■ Data segment ■

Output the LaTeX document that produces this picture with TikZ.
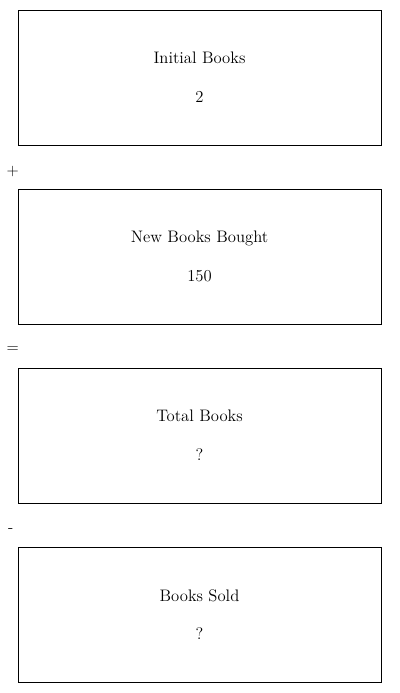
\documentclass[tikz,border=0pt]{standalone}
\usetikzlibrary{positioning, calc}

\begin{document}
\begin{tikzpicture}[
      x=0.75pt, y=-0.75pt,
      node distance=32.6pt,
      qty/.style={rectangle, draw, minimum width=272.25pt, minimum height=101.25pt, align=center, inner sep=0pt, font=\fontsize{12.5pt}{29pt}\selectfont},
      op/.style={font=\fontsize{12pt}{14pt}\selectfont, inner sep=0pt}
    ]
    \useasboundingbox (0,0) rectangle (400,693);

    \node[qty] (init) at (199.5,77.5) {Initial Books\\2};
    \node[qty, below=of init] (new) {New Books Bought\\150};
    \node[qty, below=of new] (total) {Total Books\\?};
    \node[qty, below=of total] (sold) {Books Sold\\?};

    % operators between the boxes
    \node[op] (plus) at ($(init.south west)!0.5!(new.north west) + (-5,5)$) {+};
    \node[op] (eq) at ($(new.south west)!0.5!(total.north west) + (-5,4)$) {=};
    \node[op] (minus) at ($(total.south west)!0.5!(sold.north west) + (-7,5.5)$) {-};
  \end{tikzpicture}
\end{document}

■ Problem description ■
Restate, line by line and word for word, everything from the top of the material through the line that contains "below=of total] (sold)". Leave pictures out.

■ Solution to this exercise ■
Output the LaTeX document that produces this picture with TikZ.
\documentclass[tikz,border=0pt]{standalone}
\usetikzlibrary{positioning, calc}

\begin{document}
\begin{tikzpicture}[
      x=0.75pt, y=-0.75pt,
      node distance=32.6pt,
      qty/.style={rectangle, draw, minimum width=272.25pt, minimum height=101.25pt, align=center, inner sep=0pt, font=\fontsize{12.5pt}{29pt}\selectfont},
      op/.style={font=\fontsize{12pt}{14pt}\selectfont, inner sep=0pt}
    ]
    \useasboundingbox (0,0) rectangle (400,693);

    \node[qty] (init) at (199.5,77.5) {Initial Books\\2};
    \node[qty, below=of init] (new) {New Books Bought\\150};
    \node[qty, below=of new] (total) {Total Books\\?};
    \node[qty, below=of total] (sold) {Books Sold\\?};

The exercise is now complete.